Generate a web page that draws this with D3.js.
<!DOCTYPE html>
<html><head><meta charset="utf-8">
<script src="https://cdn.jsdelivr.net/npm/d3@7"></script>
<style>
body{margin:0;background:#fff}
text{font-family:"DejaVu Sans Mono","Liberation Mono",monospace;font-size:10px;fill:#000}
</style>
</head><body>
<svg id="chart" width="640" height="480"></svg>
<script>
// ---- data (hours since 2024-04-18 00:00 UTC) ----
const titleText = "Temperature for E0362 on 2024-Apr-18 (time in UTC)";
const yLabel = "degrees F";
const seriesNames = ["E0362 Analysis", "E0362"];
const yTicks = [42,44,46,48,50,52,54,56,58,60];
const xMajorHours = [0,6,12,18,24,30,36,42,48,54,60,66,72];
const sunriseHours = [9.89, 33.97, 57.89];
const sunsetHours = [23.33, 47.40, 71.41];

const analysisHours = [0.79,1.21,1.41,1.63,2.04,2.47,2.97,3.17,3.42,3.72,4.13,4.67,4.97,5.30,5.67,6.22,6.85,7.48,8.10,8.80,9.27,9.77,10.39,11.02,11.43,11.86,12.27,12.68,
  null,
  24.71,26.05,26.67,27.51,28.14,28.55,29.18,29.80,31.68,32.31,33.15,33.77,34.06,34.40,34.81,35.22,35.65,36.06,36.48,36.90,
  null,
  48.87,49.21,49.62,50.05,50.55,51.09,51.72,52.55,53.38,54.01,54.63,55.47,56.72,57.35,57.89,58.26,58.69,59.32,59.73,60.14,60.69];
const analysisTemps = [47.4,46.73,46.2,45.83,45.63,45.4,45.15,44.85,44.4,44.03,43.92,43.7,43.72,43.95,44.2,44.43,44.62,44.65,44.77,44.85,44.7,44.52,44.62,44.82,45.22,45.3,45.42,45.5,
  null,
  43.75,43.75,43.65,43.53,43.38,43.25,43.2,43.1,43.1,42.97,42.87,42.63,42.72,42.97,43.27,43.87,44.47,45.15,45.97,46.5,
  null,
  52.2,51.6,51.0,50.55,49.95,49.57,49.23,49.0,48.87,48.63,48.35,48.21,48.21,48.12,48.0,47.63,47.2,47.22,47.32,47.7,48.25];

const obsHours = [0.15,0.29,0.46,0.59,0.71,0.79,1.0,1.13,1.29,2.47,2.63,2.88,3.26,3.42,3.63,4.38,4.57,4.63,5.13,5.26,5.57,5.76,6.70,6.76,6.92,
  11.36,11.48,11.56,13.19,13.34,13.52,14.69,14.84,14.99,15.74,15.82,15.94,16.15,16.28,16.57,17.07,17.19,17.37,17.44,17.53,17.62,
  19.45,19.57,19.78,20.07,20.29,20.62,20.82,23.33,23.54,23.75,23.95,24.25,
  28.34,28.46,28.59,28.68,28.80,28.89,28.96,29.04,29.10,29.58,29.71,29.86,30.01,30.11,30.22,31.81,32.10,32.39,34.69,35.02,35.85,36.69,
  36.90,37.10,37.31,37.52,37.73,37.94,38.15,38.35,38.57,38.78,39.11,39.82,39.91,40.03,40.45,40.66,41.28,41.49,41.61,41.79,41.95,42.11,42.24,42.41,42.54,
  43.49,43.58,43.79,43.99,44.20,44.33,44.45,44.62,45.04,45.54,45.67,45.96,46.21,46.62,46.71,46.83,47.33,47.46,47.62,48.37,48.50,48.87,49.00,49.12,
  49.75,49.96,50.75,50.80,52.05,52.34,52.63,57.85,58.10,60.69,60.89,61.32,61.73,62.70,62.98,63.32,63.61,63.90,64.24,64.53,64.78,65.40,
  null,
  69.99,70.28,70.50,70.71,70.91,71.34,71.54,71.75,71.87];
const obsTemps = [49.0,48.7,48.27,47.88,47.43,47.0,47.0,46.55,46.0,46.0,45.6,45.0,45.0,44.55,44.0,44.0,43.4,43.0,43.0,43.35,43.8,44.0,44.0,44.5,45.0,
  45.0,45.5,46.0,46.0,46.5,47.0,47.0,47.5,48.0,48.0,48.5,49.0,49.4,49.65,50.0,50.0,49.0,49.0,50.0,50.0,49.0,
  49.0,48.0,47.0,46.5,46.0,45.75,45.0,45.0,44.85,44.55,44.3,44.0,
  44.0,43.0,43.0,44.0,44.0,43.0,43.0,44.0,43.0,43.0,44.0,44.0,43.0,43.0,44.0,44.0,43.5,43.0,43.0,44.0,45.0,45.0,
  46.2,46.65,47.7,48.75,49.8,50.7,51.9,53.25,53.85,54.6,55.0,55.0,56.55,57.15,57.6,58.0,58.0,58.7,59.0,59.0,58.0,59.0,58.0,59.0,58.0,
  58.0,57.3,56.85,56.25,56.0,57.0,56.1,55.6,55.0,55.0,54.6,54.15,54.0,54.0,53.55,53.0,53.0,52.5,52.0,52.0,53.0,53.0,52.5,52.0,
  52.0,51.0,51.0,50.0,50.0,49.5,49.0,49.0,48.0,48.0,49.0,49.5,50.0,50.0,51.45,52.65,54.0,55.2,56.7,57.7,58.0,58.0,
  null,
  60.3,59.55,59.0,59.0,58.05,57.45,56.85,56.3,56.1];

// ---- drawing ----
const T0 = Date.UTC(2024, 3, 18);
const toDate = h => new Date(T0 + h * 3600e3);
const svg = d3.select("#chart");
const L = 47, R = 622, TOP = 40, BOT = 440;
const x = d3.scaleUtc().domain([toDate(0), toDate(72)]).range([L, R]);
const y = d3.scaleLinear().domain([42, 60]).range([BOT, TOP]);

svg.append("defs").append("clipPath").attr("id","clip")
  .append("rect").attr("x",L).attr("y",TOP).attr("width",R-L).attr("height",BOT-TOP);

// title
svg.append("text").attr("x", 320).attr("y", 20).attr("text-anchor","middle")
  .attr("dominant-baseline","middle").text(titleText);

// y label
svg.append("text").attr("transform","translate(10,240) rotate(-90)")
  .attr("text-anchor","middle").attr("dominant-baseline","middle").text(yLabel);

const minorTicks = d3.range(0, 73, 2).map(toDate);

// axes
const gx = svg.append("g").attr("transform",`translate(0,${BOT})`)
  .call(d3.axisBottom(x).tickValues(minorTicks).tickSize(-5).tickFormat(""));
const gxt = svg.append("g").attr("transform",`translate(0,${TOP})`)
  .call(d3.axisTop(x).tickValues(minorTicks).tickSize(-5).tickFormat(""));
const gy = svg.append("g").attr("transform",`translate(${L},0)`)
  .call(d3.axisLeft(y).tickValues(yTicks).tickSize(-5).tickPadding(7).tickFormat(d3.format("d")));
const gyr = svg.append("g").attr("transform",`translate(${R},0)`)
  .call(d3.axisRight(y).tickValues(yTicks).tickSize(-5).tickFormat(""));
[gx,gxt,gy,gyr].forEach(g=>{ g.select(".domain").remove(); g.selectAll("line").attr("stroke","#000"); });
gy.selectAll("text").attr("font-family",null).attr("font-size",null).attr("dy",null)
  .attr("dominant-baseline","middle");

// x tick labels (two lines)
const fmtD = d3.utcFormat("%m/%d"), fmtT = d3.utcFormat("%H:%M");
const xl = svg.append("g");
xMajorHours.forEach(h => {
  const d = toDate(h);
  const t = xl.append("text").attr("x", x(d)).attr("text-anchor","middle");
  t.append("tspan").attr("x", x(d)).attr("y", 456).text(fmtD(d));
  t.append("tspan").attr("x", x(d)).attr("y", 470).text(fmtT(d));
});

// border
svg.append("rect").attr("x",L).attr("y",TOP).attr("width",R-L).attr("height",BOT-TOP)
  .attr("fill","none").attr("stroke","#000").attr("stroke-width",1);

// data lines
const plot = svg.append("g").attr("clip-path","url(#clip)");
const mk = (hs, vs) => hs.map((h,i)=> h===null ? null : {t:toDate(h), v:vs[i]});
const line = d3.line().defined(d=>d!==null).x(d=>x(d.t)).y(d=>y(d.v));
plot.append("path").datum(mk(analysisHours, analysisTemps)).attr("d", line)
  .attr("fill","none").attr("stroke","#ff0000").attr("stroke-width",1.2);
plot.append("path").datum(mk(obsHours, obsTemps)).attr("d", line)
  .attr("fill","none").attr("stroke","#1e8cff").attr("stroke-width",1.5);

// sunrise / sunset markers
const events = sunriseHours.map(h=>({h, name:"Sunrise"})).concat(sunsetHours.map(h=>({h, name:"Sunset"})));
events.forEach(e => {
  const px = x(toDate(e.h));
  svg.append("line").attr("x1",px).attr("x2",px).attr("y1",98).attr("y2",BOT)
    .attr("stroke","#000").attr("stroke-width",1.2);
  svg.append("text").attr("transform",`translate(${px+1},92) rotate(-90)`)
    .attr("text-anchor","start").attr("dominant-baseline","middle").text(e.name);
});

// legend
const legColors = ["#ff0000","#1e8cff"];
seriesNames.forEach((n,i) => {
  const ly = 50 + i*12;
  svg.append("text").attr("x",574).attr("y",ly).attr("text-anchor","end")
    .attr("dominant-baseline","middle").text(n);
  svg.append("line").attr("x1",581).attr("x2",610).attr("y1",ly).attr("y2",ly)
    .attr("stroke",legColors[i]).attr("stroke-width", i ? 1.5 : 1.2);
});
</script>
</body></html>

Directions for this task:
Extract exactly the leading lines of the data, stopping at and including the line with "const sunsetHours = [23.33, 47.40, 71.41];".

Solution to this exercise:
Generate a web page that draws this with D3.js.
<!DOCTYPE html>
<html><head><meta charset="utf-8">
<script src="https://cdn.jsdelivr.net/npm/d3@7"></script>
<style>
body{margin:0;background:#fff}
text{font-family:"DejaVu Sans Mono","Liberation Mono",monospace;font-size:10px;fill:#000}
</style>
</head><body>
<svg id="chart" width="640" height="480"></svg>
<script>
// ---- data (hours since 2024-04-18 00:00 UTC) ----
const titleText = "Temperature for E0362 on 2024-Apr-18 (time in UTC)";
const yLabel = "degrees F";
const seriesNames = ["E0362 Analysis", "E0362"];
const yTicks = [42,44,46,48,50,52,54,56,58,60];
const xMajorHours = [0,6,12,18,24,30,36,42,48,54,60,66,72];
const sunriseHours = [9.89, 33.97, 57.89];
const sunsetHours = [23.33, 47.40, 71.41];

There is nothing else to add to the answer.